Maybe you’re mad at John L. Smith, and frankly, who can blame you?
You’re a Weber State fan, you’re an alum, a student or someone who just naturally bleeds purple. And when you heard the news Monday afternoon that WSU coach John L. Smith has agreed to be the interim head coach at Arkansas — following the departure of disgraced coach Bobby Petrino — you’re first thought was "C’mon, man! Are you kidding?"
John L., who played for the Wildcats many years ago, accepted WSU’s head coaching job last December, saying he felt it was time to come back home. Previously, he’d been an assistant of Petrino’s at Arkansas.

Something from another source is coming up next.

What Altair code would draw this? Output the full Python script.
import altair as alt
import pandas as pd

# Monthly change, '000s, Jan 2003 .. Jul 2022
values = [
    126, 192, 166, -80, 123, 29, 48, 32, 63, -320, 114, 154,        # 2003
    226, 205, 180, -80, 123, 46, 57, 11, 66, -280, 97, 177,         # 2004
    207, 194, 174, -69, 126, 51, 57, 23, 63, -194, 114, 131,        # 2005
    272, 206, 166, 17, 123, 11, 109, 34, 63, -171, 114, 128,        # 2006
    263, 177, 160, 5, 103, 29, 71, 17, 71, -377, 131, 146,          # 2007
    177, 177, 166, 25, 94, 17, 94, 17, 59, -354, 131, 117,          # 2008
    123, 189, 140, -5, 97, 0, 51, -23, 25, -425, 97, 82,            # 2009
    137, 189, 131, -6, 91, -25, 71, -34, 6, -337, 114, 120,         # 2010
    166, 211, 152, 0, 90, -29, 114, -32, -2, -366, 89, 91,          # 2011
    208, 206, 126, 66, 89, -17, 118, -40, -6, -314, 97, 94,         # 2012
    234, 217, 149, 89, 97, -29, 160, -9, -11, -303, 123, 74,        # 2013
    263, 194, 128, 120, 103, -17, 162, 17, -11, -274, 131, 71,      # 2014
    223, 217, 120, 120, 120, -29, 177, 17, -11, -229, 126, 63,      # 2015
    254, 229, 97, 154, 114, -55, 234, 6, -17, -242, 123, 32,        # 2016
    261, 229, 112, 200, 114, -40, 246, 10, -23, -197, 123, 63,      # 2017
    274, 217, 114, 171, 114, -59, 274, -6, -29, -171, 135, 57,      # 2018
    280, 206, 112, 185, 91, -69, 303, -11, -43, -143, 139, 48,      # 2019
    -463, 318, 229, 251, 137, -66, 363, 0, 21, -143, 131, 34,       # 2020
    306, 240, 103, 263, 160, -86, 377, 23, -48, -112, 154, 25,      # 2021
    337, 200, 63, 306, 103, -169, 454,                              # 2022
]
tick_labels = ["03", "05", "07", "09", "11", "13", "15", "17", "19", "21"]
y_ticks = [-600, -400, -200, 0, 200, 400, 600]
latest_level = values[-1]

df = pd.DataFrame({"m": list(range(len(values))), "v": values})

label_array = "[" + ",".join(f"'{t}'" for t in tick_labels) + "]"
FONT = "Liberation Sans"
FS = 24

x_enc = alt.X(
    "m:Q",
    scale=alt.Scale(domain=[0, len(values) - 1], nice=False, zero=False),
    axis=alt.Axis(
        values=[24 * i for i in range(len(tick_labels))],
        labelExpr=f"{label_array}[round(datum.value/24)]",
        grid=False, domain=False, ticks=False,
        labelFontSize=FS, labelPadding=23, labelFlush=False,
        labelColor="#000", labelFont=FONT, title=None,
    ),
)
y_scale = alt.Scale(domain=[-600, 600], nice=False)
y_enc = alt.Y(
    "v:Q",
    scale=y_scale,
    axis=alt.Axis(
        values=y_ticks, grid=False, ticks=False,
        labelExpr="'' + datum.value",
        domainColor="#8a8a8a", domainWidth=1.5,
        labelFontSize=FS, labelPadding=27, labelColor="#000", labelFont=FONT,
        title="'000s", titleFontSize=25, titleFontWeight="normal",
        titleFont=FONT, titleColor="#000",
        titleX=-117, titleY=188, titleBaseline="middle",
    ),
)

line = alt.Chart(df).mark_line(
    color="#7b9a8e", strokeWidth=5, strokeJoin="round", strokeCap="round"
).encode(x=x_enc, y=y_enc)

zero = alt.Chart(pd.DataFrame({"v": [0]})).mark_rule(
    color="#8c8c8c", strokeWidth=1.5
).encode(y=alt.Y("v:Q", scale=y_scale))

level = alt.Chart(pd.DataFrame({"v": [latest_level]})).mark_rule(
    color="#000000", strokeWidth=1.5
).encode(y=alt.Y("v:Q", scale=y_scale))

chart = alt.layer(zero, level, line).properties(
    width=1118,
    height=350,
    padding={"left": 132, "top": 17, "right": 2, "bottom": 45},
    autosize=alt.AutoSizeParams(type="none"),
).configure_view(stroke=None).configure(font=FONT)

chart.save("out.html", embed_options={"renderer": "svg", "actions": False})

Apparently the sentimentality of coming home — of coming full circle as John L. said four months ago — simply cannot compete with Arkansas’ resources, power and cachet.
Too bad, yes.
Shocking, no. Not really.
After all, we’re talking about college football here. We’re talking about a funhouse ride where everything is exciting and even though we know it’s all distorted (and more than a little creepy, too) we hold on tightly and keep our arms and feet inside the ride at all times.

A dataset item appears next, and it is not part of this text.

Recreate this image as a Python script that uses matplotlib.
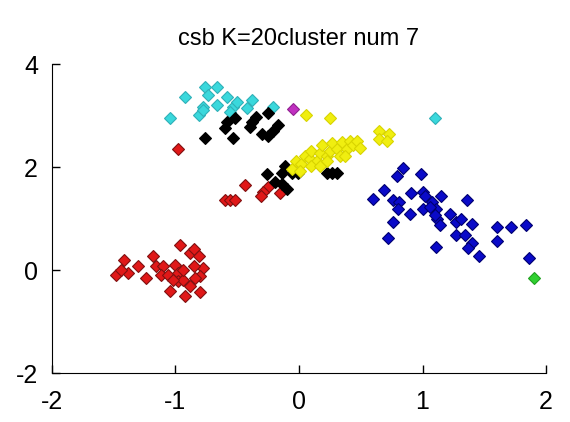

And we scream with delight.
As coaches like to say these days, It is what it is. So, if you’re a Wildcat fan and you’re mad today, don’t blame John L. Smith because he did what many of us would do anyway. Even though he’s already got plenty of money, it’s almost impossible to turn down whatever Arkansas has offered.
And anyway, something tells me this isn’t about the money. It’s about John L.’s ties to the team, it’s recent turmoil and above all the top-10 talent Petrino left on the field.
As cruel as it seems, leaving WSU after a brief-but-promising courtship made sense for John L. After all, he’s a football coach and in addition to Arkansas’ money, he also gets a chance to coach players he already knows well. And well, shoot, if those players also happen to be talented enough to compete on college football’s biggest stage, taking the job is a no-brainer.
So once again, if you’re a WSU fan and you’re mad today, don’t blame John L., blame college football, blame Arkansas, blame the SEC and blame Bobby Petrino.
Believe me, I feel badly for WSU fans, players, coaches, boosters and athletic director Jerry Bovee.
What happened Monday was terribly unfair. But then again, college football itself is not only unfair, it’s unseemly and unbelievably unclean.
Many of us look at politicians and the political game and we shake our heads because something originally intended for our benefit has been corrupted into something that drips with selfishness and egotism.
We scratch our heads and wonder what happened to ethics, but really, the modern political process has nothing on the NCAA in general and college football in particular.
Cheating scandals are so commonplace, if we ever see a season in which the every big-time program stays clean, it’ll make headlines. Coaches skirt the rules, players take improper benefits and boosters do whatever it takes to make sure their school stays on top.
Even those who get involved for the right reasons are susceptible to scandal. Why? Because they’re playing a cut-throat game with an uneven playing field. What applies to some doesn’t apply to others and playing that way will eventually beat the altruism right out of you.
Yes, I know I’m painting with a broad brush here, I know I’m making generalities. Of course not every coach is a cheater, nor is every player looking for an easy grade or a freebie of some kind.
I’d tell WSU fans to appreciate the fact the Wildcats play at the FCS level, because it’s not "big-time" enough and therefor hasn’t seen quite the corruption.
Still, if you’re still fuming today, don’t waste your anger at John L. Smith, save for the real culprit: the slimy game known as big-time college football.